About a year ago, I happened upon this statement about the Monitor in the Harvard Business Review – under the charming heading of “do things that don’t interest you”:

“Many things that end up” being meaningful, writes social scientist Joseph Grenny, “have come from conference workshops, articles, or online videos that began as a chore and ended with an insight. My work in Kenya, for example, was heavily influenced by a Christian Science Monitor article I had forced myself to read 10 years earlier. Sometimes, we call things ‘boring’ simply because they lie outside the box we are currently in.”

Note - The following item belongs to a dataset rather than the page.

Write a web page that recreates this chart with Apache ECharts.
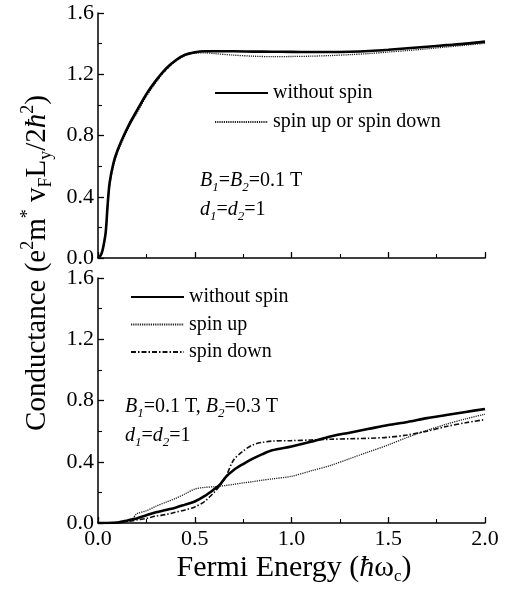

If you were to come up with a punchline to a joke about the Monitor, that would probably be it. We’re seen as being global, fair, insightful, and perhaps a bit too earnest. We’re the bran muffin of journalism.

But you know what? We change lives. And I’m going to argue that we change lives precisely because we force open that too-small box that most human beings think they live in.

The Monitor is a peculiar little publication that’s hard for the world to figure out. We’re run by a church, but we’re not only for church members and we’re not about converting people. We’re known as being fair even as the world becomes as polarized as at any time since the newspaper’s founding in 1908.

We have a mission beyond circulation, we want to bridge divides. We’re about kicking down the door of thought everywhere and saying, “You are bigger and more capable than you realize. And we can prove it.”